DATA SHOWN ▸
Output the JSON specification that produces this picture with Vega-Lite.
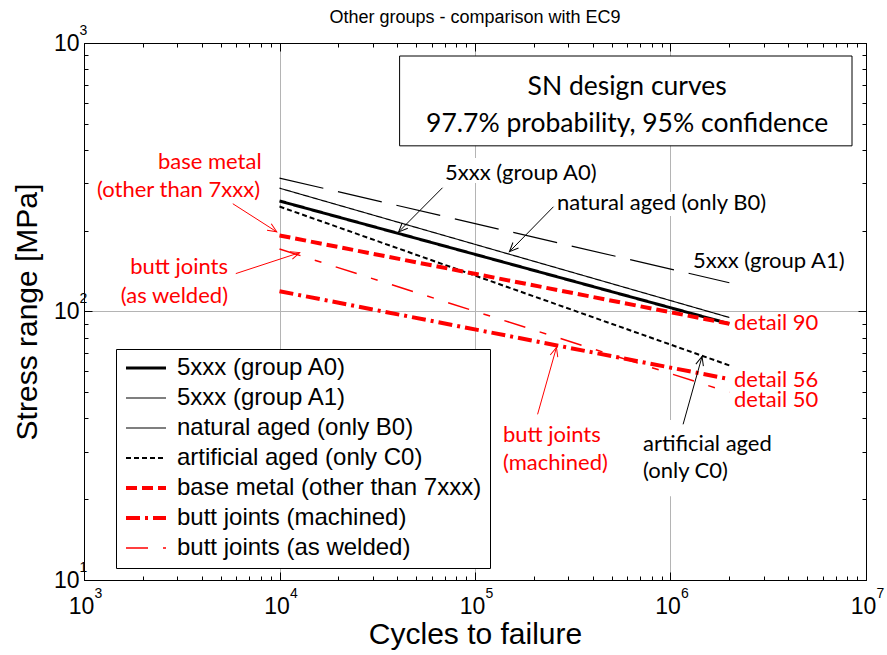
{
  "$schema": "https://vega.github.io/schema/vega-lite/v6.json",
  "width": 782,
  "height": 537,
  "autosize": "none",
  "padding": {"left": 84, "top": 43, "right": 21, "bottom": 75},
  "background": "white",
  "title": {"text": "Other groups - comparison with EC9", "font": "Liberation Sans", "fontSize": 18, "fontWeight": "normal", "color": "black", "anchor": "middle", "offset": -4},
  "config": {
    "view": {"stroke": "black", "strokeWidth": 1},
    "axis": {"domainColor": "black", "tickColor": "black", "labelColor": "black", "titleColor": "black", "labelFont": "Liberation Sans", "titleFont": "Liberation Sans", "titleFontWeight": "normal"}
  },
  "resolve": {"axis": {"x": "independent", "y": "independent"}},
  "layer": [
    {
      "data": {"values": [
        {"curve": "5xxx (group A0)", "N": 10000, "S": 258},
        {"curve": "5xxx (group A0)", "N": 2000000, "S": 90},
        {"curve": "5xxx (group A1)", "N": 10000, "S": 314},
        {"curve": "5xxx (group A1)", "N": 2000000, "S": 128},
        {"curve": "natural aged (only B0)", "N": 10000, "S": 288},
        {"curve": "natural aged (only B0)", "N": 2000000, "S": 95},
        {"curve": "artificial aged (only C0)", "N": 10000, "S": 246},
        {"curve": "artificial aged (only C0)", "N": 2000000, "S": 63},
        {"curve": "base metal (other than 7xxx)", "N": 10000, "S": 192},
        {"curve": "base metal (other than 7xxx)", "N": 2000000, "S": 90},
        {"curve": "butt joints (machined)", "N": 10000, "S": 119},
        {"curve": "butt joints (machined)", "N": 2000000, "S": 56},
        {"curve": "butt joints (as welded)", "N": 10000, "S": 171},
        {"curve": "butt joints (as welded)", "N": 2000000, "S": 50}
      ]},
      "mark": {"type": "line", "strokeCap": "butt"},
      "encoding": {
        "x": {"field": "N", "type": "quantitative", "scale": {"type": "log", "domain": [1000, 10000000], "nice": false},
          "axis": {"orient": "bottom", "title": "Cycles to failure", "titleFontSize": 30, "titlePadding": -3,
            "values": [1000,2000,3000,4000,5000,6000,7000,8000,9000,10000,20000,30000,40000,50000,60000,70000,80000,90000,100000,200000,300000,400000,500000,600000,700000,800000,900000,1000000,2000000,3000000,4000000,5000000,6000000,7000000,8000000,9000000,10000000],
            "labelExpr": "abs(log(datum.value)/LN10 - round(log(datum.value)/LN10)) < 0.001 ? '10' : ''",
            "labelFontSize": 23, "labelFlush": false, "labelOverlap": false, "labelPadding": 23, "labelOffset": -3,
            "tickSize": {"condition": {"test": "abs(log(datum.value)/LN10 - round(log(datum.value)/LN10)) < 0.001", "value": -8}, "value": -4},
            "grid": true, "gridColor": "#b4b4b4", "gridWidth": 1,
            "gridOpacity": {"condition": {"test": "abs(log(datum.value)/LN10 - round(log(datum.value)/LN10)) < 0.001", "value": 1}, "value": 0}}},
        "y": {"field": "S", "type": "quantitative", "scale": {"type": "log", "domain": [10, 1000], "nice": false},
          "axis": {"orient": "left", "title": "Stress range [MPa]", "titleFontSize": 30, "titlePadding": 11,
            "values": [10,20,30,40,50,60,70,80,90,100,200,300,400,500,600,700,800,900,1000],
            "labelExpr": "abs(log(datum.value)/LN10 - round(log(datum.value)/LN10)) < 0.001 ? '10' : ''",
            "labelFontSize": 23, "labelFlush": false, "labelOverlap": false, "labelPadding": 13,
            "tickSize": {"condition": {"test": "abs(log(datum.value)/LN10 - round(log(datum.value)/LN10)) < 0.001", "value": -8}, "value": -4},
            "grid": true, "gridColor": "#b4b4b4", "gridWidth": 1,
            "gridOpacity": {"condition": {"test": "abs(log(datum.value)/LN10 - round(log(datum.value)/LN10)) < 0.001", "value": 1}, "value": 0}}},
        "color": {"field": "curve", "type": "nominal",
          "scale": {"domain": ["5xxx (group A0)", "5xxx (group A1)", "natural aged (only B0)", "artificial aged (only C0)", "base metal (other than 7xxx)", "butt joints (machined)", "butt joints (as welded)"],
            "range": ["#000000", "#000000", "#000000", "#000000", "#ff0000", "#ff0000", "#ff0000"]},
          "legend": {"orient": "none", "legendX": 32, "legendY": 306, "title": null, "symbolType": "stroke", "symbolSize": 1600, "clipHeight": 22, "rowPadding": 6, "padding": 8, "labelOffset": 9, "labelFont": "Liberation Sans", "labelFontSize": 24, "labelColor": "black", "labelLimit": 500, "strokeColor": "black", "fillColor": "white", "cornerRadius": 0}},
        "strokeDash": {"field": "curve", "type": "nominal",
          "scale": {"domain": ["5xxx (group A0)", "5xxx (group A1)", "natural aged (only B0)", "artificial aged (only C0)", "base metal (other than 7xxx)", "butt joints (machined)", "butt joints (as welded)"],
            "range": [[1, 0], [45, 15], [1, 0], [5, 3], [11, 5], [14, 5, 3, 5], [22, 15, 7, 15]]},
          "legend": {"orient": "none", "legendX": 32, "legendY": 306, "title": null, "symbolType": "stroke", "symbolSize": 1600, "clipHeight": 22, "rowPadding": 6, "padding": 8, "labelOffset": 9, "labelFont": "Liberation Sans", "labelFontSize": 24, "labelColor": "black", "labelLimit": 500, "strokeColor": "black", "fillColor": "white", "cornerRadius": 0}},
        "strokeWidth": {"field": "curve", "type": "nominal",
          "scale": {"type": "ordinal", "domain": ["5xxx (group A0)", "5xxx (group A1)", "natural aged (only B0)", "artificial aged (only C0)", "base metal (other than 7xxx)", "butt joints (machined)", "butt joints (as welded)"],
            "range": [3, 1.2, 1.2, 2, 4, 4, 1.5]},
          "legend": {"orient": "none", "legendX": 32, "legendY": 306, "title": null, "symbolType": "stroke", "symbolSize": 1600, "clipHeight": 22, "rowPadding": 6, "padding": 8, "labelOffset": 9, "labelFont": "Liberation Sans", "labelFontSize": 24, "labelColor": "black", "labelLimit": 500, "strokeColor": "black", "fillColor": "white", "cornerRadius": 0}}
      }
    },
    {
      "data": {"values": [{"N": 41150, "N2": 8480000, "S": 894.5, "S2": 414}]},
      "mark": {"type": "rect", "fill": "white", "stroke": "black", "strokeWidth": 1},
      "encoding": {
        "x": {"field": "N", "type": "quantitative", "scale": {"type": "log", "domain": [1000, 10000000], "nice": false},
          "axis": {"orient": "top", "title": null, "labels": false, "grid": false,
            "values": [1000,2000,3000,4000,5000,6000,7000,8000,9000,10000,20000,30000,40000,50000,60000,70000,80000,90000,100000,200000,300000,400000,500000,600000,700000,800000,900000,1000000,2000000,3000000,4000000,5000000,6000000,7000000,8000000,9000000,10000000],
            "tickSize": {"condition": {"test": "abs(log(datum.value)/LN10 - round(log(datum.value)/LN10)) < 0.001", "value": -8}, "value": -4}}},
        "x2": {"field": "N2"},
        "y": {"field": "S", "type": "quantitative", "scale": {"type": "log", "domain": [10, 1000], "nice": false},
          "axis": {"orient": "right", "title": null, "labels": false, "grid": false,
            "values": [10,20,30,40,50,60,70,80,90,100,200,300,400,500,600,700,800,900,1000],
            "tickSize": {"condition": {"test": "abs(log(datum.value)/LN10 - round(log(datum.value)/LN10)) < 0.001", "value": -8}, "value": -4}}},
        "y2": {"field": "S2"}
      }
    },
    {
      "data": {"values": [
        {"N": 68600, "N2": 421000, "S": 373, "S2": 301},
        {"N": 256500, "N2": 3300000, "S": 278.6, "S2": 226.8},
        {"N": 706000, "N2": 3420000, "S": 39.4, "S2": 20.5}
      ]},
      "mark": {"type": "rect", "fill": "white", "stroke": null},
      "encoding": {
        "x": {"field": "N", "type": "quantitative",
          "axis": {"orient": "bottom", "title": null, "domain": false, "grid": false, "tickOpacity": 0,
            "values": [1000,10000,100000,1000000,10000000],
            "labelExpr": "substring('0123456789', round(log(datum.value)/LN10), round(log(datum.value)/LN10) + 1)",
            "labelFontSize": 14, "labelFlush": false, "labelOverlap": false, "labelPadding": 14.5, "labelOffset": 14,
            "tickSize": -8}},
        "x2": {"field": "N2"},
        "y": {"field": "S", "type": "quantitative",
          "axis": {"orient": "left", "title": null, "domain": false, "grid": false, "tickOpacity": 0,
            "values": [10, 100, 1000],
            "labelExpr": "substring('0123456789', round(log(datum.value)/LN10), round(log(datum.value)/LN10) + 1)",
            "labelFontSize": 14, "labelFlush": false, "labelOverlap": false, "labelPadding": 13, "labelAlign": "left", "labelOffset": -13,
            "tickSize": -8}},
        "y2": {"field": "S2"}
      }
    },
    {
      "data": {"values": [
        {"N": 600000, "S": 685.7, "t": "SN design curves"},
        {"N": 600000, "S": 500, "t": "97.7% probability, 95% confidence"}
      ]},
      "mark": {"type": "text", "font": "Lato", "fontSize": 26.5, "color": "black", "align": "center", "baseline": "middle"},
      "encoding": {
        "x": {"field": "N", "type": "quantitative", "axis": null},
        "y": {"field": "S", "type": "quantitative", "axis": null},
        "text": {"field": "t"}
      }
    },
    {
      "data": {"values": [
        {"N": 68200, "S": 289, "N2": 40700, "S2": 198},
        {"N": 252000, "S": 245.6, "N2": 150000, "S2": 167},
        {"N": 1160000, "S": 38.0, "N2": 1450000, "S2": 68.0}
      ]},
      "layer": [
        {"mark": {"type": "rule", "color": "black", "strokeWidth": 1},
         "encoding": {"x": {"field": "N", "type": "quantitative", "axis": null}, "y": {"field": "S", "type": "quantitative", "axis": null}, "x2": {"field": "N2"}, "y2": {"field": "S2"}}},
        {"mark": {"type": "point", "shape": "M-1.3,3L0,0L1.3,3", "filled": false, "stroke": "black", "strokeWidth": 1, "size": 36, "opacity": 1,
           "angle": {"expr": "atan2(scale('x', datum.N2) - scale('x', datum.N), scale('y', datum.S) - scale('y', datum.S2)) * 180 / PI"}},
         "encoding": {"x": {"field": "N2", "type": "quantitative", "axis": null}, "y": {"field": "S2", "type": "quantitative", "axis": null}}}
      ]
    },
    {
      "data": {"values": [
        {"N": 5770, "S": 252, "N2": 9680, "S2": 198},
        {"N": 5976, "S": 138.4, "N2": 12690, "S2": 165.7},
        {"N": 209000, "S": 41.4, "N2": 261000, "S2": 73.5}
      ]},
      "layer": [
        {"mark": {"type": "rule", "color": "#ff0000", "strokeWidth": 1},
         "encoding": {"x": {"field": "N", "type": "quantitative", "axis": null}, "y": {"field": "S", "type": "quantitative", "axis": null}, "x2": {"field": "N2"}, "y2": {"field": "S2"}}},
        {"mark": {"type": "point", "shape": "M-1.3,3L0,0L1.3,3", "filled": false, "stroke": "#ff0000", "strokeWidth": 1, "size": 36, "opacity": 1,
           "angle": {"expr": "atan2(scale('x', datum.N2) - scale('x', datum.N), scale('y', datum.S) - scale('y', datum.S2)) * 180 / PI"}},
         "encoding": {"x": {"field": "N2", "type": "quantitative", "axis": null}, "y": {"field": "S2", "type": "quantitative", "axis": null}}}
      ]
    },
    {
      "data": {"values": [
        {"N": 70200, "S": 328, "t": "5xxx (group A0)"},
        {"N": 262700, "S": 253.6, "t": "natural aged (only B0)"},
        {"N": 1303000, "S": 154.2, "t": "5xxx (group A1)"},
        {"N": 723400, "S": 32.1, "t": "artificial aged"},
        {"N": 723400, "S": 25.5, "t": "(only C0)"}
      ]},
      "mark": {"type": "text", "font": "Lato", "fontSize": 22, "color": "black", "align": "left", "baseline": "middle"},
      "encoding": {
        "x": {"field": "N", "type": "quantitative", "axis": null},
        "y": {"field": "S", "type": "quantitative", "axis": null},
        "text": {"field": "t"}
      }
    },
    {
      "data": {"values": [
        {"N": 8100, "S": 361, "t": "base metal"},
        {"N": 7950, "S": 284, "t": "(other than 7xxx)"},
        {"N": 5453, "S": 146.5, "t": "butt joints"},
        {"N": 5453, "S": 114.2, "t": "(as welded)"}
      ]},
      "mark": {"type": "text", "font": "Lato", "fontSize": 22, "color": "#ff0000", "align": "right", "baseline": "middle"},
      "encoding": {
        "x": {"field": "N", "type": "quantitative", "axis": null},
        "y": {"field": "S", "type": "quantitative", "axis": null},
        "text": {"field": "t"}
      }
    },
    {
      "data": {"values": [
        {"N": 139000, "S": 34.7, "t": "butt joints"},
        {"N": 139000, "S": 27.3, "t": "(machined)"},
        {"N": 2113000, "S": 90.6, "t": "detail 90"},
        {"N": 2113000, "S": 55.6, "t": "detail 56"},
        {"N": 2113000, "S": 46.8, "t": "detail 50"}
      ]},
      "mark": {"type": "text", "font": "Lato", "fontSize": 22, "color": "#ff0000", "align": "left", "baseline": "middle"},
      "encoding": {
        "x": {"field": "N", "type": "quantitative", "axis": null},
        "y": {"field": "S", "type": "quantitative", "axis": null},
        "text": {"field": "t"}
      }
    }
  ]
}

EXERCISE GOAL ▸ Copy all the lines above that hold the string "with".

ANSWER TO THIS EXERCISE ▸
Output the JSON specification that produces this picture with Vega-Lite.
  "title": {"text": "Other groups - comparison with EC9", "font": "Liberation Sans", "fontSize": 18, "fontWeight": "normal", "color": "black", "anchor": "middle", "offset": -4},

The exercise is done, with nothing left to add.